8. In Anbetracht des Vorstehenden schlägt der Kongress vor, weitere Verbesserungen im Hinblick auf das Wahlgesetz und die praktischen Aspekte des Wahlmanagements vorzunehmen und er ruft die ukrainischen Stellen aus diesem Grund auf:

a. den allgemeinen Rechtsrahmen für Kommunalwahlen unter Beachtung internationaler Standards und guter Praktiken in Wahlfragen zu überarbeiten, um eine einheitliche Entscheidungsgrundlage sowie eine Vorhersagbarkeit und Einheitlichkeit der Gesetzgebung zu erreichen;

b.erneut den Einsatz anderer Wahlsysteme in verschiedenen Gebietseinheiten zu erwägen, gemäß ihrer jeweiligen Einwohnerzahl, um mehr Klarheit für die Wähler und die Wahlverwaltung zu schaffen, eine Unter- und Überrepräsentierung bestimmter Wählerschaften in den Räten (der Regionen, Distrikte, Städte und Stadtbezirke) zu vermeiden und letztendlich die Übereinstimmung zwischen dem Wählerwillen und dem Wahlergebnis zu stärken;

c. in Übereinstimmung mit Absatz b. die Gestaltung der Stimmzettel und den Zugang zu Informationen über die Kandidaten und Wahlprogramme für Wähler zu verbessern, um ihnen den Prozess zu verdeutlichen, insbesondere im Hinblick auf die Folgen ihrer Stimmabgabe (i.e. haben sie für einen konkreten Kandidaten gestimmt?);

d.die Modalitäten im Hinblick auf die Ernennung und Entlassung von Wahlgremien zu überarbeiten, um willkürliche Entscheidungen und korrupte Praktiken zu verhindern und eine Entpolitisierung und Professionalisierung auf allen Ebenen der Wahlverwaltung zu gewährleisten;

e.das Verfahren für die Kandidatenregistrierung zu überarbeiten, um politisch motivierte Ausschlüsse zu verhindern und um unabhängige Kandidaten, die von organisierten Wählergruppen nominiert wurden, in allen Einheiten der Gebietsverwaltung zuzulassen;

f. die Frage der Auflistung der Ergebnisse zu klären und technische Probleme zu lösen;

g. die Umsetzung der bestehenden Gesetze über Wahlbetrug und Verstöße gegen Vorschriften in Bezug auf den Wahlkampf und Parteienfinanzierung zu verbessern.

9. Darüber hinaus fordert der Kongress die ukrainischen Stellen auf, Maßnahmen zur Stärkung der unabhängigen Medienberichterstattung von Kommunalwahlen zu ergreifen, u.a. die Verpflichtung, bezahlte politische Inhalte klar als solche auszuweisen und eine themenorientierte Berichterstattung bei Wahlen zu fördern.

10. Der Kongress ruft die ukrainischen Stellen auf, sich mit der Frage des Wahlrechts von Binnenflüchtlingen zu befassen, dies mit ausreichendem zeitlichem Abstand zu den nächsten Kommunalwahlen.
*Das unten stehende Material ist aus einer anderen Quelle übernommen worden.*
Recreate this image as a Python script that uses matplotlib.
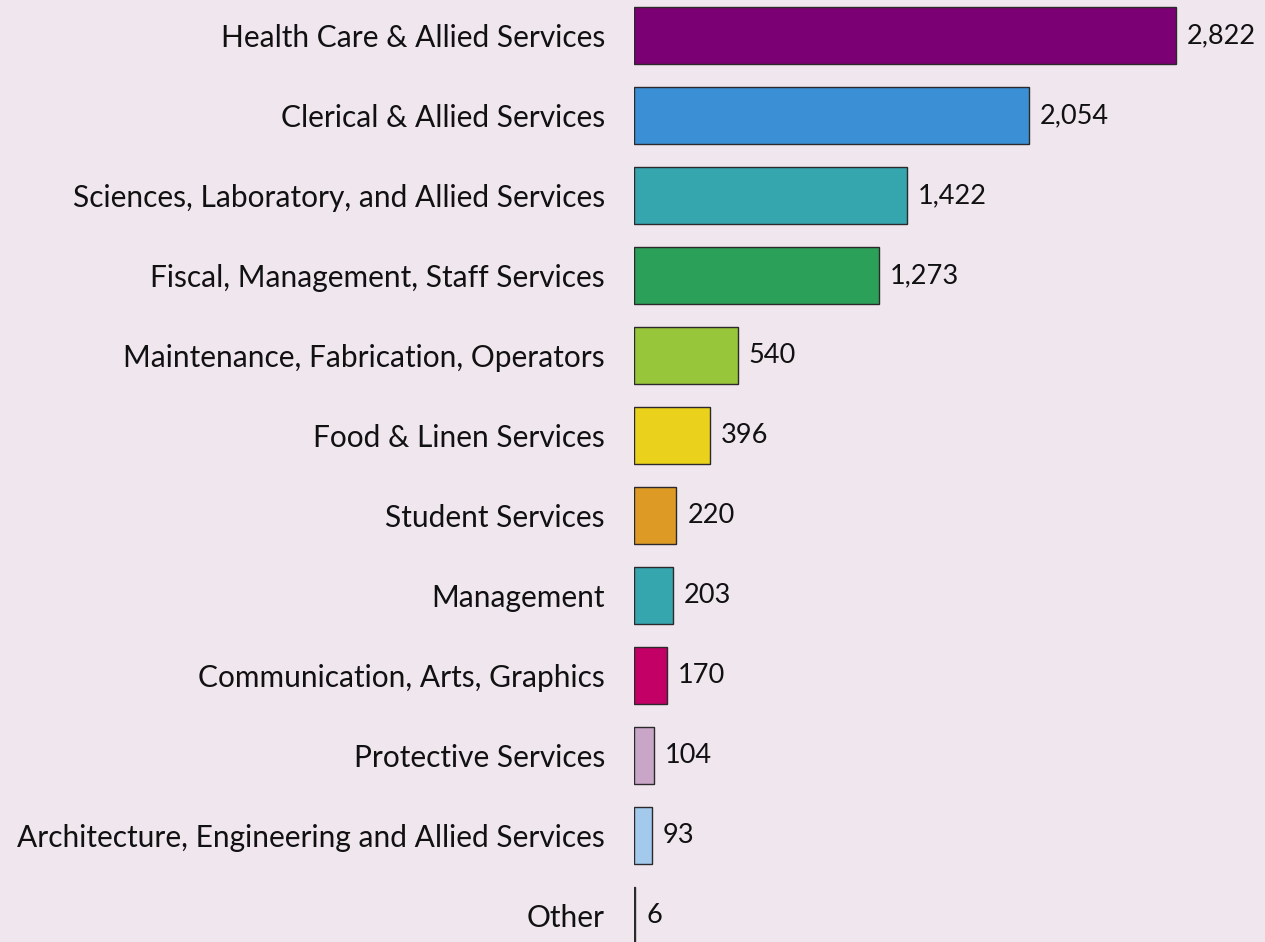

Es sind insbesondere die Wohnortkriterien zu klären, in Übereinstimmung mit der entsprechenden Kongress-Empfehlung 369(2015) über Wahllisten und Wähler, die de facto im Ausland leben.[3]

11. Ungeachtet des Konflikts in den östlichen Gebieten der Ukraine und der verfassungsrechtlichen Stagnation in Bezug auf die Gebiete Donezk und Luhansk, müssen der laufende Dezentralisierungsprozess und die Gebietsreform fortgeführt werden. Der Kongress bestätigt erneut seine Unterstützung der ukrainischen Stellen in ihren Bemühungen zur Stärkung der lokalen und regionalen Demokratie.



[1] Diskussion und Annahme durch den Kongress am 23. März 2016, 2. Sitzung (siehe Dokument CG30(2016)07-final, Begründungstext), Berichterstatter: J. WIENEN, Niederlande (L, EPP-CCE).

[2] Siehe insbesondere die Kapitel XVIII und XIX über die praxisbezogene Organisation der Wahlbeobachtungsmissionen und über die Umsetzung des Dialogs nach den Wahlen.